I plead guilty to yucking other people's yums. To wit: I have mercilessly mocked Olive Garden and those who think it fine dining. I realize now that it was wrong of me to do so. I committed the sin of expressing subjective opinion as objective fact. Olive Garden just couldn't be good food, but who am I to tell you what is or is not good? More to the point, though, how can I pass judgement on the place if I have not eaten there?

Clearly, I have never had the desire to eat at Olive Garden. I like real Italian food and felt that this place would be an abomination. The only reason why I went was the $50 gift card I had won in a raffle and a guilty sense that I should know that of which I rant. Now, any restaurant can be a good restaurant (supposing it's run with a modicum of skill and a desire to do a good job). The key is to set the right expectations. I prepared myself for this meal by repeating the mantra: "This is not an Italian restaurant, it is Corporate American cuisine made in the Italian idiom." Oh, and I promised I would not complain about over-cooked pasta.

Long story short, it wasn't that bad. The four of us ordered:

  • For an appetizer, we chose to create our own sampler and selected stuffed mushrooms, toasted raviolis and the calamari. Surprisingly, the squid was well cooked, with only a hint of rubberiness. The mushrooms were a tad on the greasy side, but edible. Nobody else seemed to like the raviolis, but I noshed big time.
  • We cycled 3 bowls of soup and an overly large serving of salad amongst us. The soups weren't bad, if a tad salty.

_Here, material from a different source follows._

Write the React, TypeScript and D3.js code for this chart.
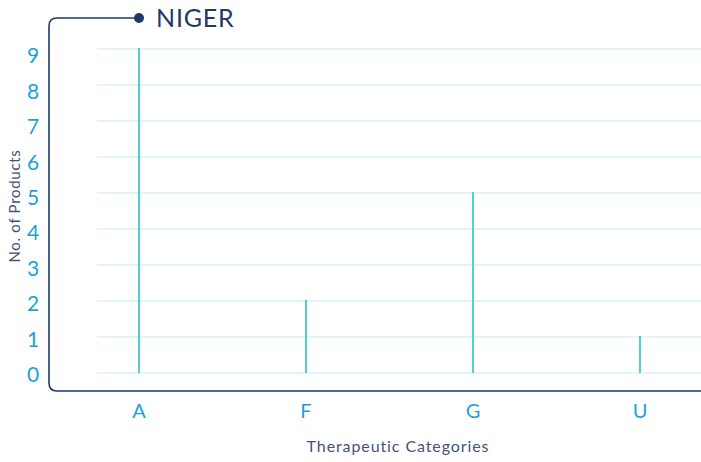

The salad was an uninspired assembly of greens headlined by iceberg lettuce.
  • My youngest and I both ordered the special: 4 cheese stuffed pansotti (hers with chicken, mine Italian sausage). The pasta was (tss, tss!), er, um, drenched in a tomato-y cream sauce that actually went well with the sausage. The stuffed pasta seemed almost an afterthought that I wouldn't have missed.
  • My wife and eldest went with items from the appetizer menu. I questioned their selection of steamed mussels, but was proven wrong. The liquid was half way decent, even if overly salty (alas, this was turning into a theme here). They also ordered the Lasagna fritta, which was a disappointment. It looked nothing like the picture on the menu.

As I waddled out, I felt like we got our money's worth (the additional $40 it cost us), but don't think we'll be coming back. For that amount of money (or just a little more), we can get better food elsewhere. The place is not cheap unless you stick to water and the unlimited soup, salad and breadsticks.

One conclusion I reached, though, is that it's no wonder we're an obese nation:

  1. Portion sizes are gigantic. Those weren't plates, they were platters!
  2. Everything is drenched in cream and/or cheese. Why? Perhaps to cover up the fact that the pasta is (Dude! NO!), um, not the best.
  3. There is way too much salt. Telling sign that the dishes weren't made in house, but somewhere else and shipped here.

I felt miserable for the rest of the day, like I had swallowed an indigestible rock. I then made the mistake of looking up the nutritional value of the meal we just ate.

  • We consumed enough calories for the whole day for all four of us.
  • We ingested over 350 grams of fat! The equivalent to 7 Big Macs and 7 large orders of fries.
  • The salt intake was equivalent to the recommend daily amount for nearly 7 people.

I'm still in shock over witnessing a women who had to have been half my size who had ordered something that looked to be twice the size of my meal and she was furiously shaking salt on to it.

Now, I can rationalize crappy nutrition if the food is really good (bypassing for the moment the argument that good food doesn't need so much salt or fat) and I had a good time. This was not the case for me, yet others seem to truly enjoy the place. I won't try to talk them out of it. I would suggest, though, that they might try other places.